In Senior High Sunday School this past week, we discussed Emmanuel, Hebrew for “God with us.” We discussed how the Jews believed that Emmanuel meant that God was on their side. We talked about how the disciples believed that Emmanuel meant that God was physically present with them in the person of Jesus. We discussed how the earliest Christians learned that Emmanuel meant that the Holy Spirit worked within them, through them and between them.

And we talked about how hard those changes in understanding, those revelations, must have been. But with all that change and the crises of faith that must have resulted, the enduring truth was and is still Emmanuel—God is with us.

Those revelations were all given long before we were born; but the revelation of God with us: on our side, incarnated in Jesus Christ, and present with us in the Holy Spirit, is made new each and every day in the way that we love and care for our neighbors and glorify God. The ways in which we see and feel and understand God’s love will change, of that we can be certain, but God’s love will always endure.

Blessings,
Neil

Third week in Advent

December 9, 2010

Thoughts about Advent from the Rev. Rachel Baughman:

I have heard the new Deitrich Bonhoeffer book quoted twice this week in devotionals so I decided to pick up the book myself. As we are in a season of waiting, a condition that Bonhoeffer knew all too well — waiting for the war to end, waiting to be released from prison, waiting for his normal life to resume. (It never did; he was executed by the Nazis in 1945, just weeks before the end of the war.)

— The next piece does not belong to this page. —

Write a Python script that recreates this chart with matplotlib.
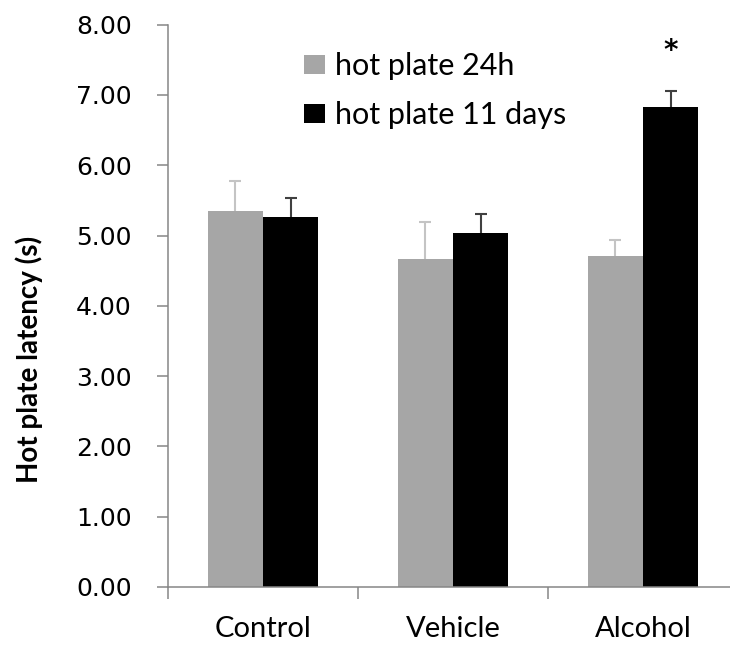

One of the themes in Bonhoeffer’s God is in the Manger: Reflections on Advent and Christmas is “mystery.” One of the mysteries he addresses is that of incarnation: why would God, who could have chosen to appear as a powerful king or messiah, choose instead to come to us as a helpless baby? In the manger, Bonhoeffer finds heavenly glory precisely because there is no earthly glory to be had. He looks at the Magnificat of Mary and sees the powerful being brought down from their thrones while the lowly and poor are exalted. “The rich he sends away empty,” declares this section of the Gospel of Luke.

Such passages make us uncomfortable. In 21st-century America, we enjoy peace and untold riches. Our nation is powerful. We have so very much to lose in bowing to the manger. Why would we? Bonhoeffer writes:

“For the great and powerful of this world, there are only two places in which their courage fails them, of which they are afraid deep down in their souls, from which  they shy away. These are the manger and the cross of Jesus Christ. No powerful person dares to approach the manger, and this even includes King Herod. For this is where thrones shake, the mighty fall, the prominent perish, because God is with the lowly. Here the rich come to nothing, because God is with the poor and hungry, but the rich and satisfied he sends away empty. Before Mary, the maid, before the manger of Christ, before God in lowliness, the powerful come to naught; they have no right, no hope; they are judged. . . . “

It’s hard to renounce wealth. It’s nearly impossible to renounce power. Yet Bonhoeffer says this is what the manger requires of us: to become like the God who chose to come in a diaper, weak and dependent. Are we prepared to embrace that bracing mystery?